What I read here, is "don't discuss with chatgpt anything you wouldn't be comfortable becoming public knowledge.".

diggan

> What I read here, is "don't discuss with chatgpt anything you wouldn't be comfortable becoming public knowledge.".

For the last two decades, I've lived by a similar mantra: Don't send anything over the internet you aren't comfortable becoming public knowledge.

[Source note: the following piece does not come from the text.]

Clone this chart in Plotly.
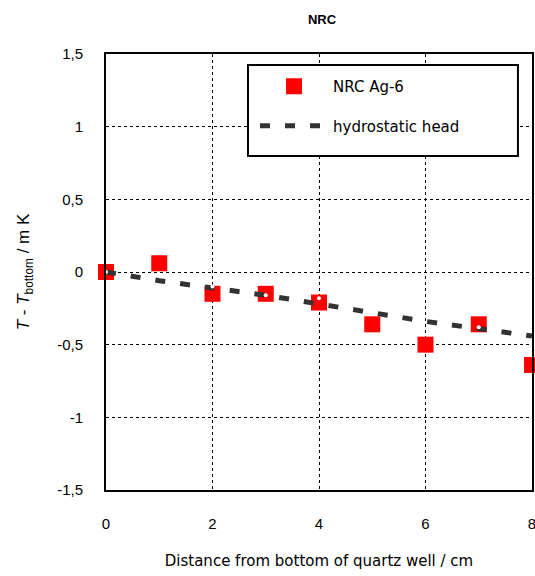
import plotly.graph_objects as go

# data
distance = [0, 1, 2, 3, 4, 5, 6, 7, 8]
nrc_ag6 = [0.0, 0.06, -0.15, -0.15, -0.21, -0.36, -0.5, -0.36, -0.64]
hydro_x = [0, 1, 2, 3, 4, 5, 6, 7, 8]
hydro_y = [0.0, -0.06, -0.11, -0.16, -0.22, -0.28, -0.34, -0.39, -0.44]
dots_x = [0, 2, 3, 4, 7]
dots_y = [0.0, -0.1, -0.16, -0.18, -0.38]
y_ticks = [-1.5, -1, -0.5, 0, 0.5, 1, 1.5]
y_tick_labels = ["-1,5", "-1", "-0,5", "0", "0,5", "1", "1,5"]
x_ticks = [0, 2, 4, 6, 8]
x_tick_labels = ["0", "2", "4", "6", "8"]

FONT = "Arial, Liberation Sans, sans-serif"
WIDE = "DejaVu Sans, Arial, sans-serif"

fig = go.Figure()
fig.add_trace(go.Scatter(
    x=distance, y=nrc_ag6, mode="markers", name="NRC Ag-6",
    legendgroup="a",
    marker=dict(symbol="square", size=16, color="#ff0000",
                line=dict(width=0)),
    cliponaxis=False,
))
fig.add_trace(go.Scatter(
    x=hydro_x, y=hydro_y, mode="lines", name="hydrostatic head",
    legendgroup="b",
    line=dict(color="#333333", width=5, dash="10px,15px"),
))
fig.add_trace(go.Scatter(
    x=dots_x, y=dots_y, mode="markers", showlegend=False,
    marker=dict(size=4, color="white"), cliponaxis=False,
))

# legend frame (opaque white box with black border)
fig.add_shape(type="rect", xref="paper", yref="paper",
              x0=0.3333, x1=0.967, y0=0.766, y1=0.9748,
              line=dict(color="black", width=2), fillcolor="white",
              layer="above")

fig.update_layout(
    width=535, height=576,
    margin=dict(l=106, r=3, t=54, b=86, autoexpand=False),
    paper_bgcolor="white", plot_bgcolor="white",
    font=dict(family=FONT, size=15, color="black"),
    title=dict(text="<b>NRC</b>", x=0.602, xanchor="center", y=0.966,
               yanchor="middle", font=dict(size=13, family=FONT),
               automargin=False),
    showlegend=True,
    legend=dict(x=(255 - 106) / 426, y=1 - (70 - 54) / 436,
                xanchor="left", yanchor="top",
                borderwidth=0, bgcolor="rgba(0,0,0,0)",
                font=dict(size=15, family=WIDE), itemwidth=68,
                tracegroupgap=17, itemclick=False),
    xaxis=dict(range=[0, 8], tickvals=x_ticks, ticktext=x_tick_labels,
               showgrid=True, gridcolor="black", griddash="dot", gridwidth=1,
               showline=True, linecolor="black", linewidth=2, mirror=True,
               ticks="", ticklabelstandoff=19, zeroline=False, automargin=False,
               ticklabeloverflow="allow",
               title=dict(text="Distance from bottom of quartz well / cm",
                          standoff=24, font=dict(size=15, family=WIDE))),
    yaxis=dict(range=[-1.5, 1.5], tickvals=y_ticks, ticktext=y_tick_labels,
               showgrid=True, gridcolor="black", griddash="dot", gridwidth=1,
               showline=True, linecolor="black", linewidth=2, mirror=True,
               ticks="", ticklabelstandoff=18, zeroline=False, automargin=False,
               title=dict(text="<i>T</i> - <i>T</i><sub>bottom</sub> / m K",
                          standoff=23, font=dict(size=17, family=FONT))),
)

fig.write_html(
    "out.html",
    config={"displayModeBar": False},
    post_script="document.body.style.margin='0';document.body.style.overflow='hidden';",
)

Make the mantra broad enough and you don't have to care about specific services, they all the chance of leaking what is supposed to be "secret'.

diggan

> Like from a customer standpoint that's the worst industry

I guess it depends on the country, but generally journalists are some of the more principled workers when it comes to protecting the privacy of the people they interact with. Probably the industry where Signal has the highest amount of usage, if I would guess.

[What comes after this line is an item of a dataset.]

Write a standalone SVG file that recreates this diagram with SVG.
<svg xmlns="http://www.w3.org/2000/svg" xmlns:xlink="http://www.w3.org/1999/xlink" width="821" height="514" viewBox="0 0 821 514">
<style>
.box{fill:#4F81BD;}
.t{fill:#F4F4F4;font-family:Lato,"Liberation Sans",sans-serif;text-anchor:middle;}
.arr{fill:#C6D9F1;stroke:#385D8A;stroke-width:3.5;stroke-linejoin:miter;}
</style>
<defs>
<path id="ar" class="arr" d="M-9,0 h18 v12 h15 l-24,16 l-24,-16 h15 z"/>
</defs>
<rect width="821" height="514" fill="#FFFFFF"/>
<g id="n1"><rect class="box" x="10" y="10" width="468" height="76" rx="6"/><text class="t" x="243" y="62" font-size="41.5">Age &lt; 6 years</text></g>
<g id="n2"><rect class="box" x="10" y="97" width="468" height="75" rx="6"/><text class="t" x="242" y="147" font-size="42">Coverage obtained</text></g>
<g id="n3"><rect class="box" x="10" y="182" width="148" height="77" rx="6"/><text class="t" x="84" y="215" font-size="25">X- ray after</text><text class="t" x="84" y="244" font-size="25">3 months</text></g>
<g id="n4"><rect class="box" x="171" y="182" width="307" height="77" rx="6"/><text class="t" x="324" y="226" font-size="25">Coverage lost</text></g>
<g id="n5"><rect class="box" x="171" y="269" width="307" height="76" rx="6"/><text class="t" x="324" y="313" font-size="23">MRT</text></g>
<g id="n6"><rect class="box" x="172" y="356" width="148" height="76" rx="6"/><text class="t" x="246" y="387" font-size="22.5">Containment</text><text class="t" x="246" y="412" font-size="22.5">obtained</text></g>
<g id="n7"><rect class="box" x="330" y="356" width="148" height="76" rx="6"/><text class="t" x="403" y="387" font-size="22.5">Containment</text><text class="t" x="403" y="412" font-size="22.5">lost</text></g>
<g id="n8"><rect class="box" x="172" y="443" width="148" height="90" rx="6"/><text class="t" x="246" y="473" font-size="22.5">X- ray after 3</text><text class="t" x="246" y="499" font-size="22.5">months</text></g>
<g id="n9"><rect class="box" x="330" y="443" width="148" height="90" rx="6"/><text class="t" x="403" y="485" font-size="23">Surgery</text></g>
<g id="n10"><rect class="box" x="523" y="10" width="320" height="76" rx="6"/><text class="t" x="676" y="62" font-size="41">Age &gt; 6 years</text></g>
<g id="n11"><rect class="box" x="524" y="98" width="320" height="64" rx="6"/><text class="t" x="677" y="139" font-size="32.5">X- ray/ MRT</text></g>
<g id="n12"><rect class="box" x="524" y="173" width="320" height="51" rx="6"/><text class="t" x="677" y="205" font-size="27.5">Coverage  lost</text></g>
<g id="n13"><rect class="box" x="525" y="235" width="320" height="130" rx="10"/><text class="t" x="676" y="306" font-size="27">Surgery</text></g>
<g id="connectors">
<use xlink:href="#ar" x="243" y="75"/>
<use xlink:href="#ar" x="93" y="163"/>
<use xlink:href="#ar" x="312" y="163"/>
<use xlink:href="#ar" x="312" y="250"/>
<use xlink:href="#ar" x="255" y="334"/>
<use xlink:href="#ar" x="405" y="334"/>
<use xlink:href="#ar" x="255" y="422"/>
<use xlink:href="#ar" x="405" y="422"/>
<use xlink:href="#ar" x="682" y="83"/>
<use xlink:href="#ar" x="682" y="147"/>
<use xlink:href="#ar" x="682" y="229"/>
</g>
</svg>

But again, really depends on the country. My perspective is probably biased by growing up in Sweden.

dannyw

A journalist that wilfully breaks a legally binding confidentiality agreement, is actually a terrible sign for them.

Media conglomerates will deeply worry about a journo leaking their dirty internal secrets if they morally disagree. Disney, Comcast, Fox, or Bezos don’t want them.

Sources will worry about confidentiality. If a journo confirms something is off the record, it’s off the record. No buts. This is treated very seriously: it ruins the entire publication’s reputation and ability to talk to sources.

If a naive journos tries, it’ll be killed by their editor, if not the editor-in-chief, probably under the veneer of legal and/or ethical grounds.

Of course, a journo can talk to someone else who chooses to disclose whatever, be protected, etc, and that’s how it’s done. But the oldest adage in journalism is: “don’t be the story”.

It’s probably one of the best professions, tbh, as paradoxical as it sounds.

Remember that the journalism industry, as a whole, is not the idealised dream you think it is.

pastage

I agree with you.. Though it took me a few read throughs before I understood you liked journalists for this job. I find it interesting that it is so hard to understand people in.

dullcrisp

Why are you saying it like it’s a veneer of legal or ethical grounds? Publishing something that was said off the record would be a violation of professional ethics, whether you personally agree with those ethics or not.

danielscrubs

”The skills the recruiter alluded to were her journalism experience — her professional writing, research, and fact-checking abilities”

Anyone want to tell them?

jgalt212

Google killed journalism years ago. It was once a well compensated, high prestige job with nice perks. The recruits should get the money while they can.

I've been very disappointed by the MSM over the last 15 years, but I think a good portion of this disappointment can be attributed to the talent pool drying up.

Kuinox

The 3D printed figure have some serious layer shifting.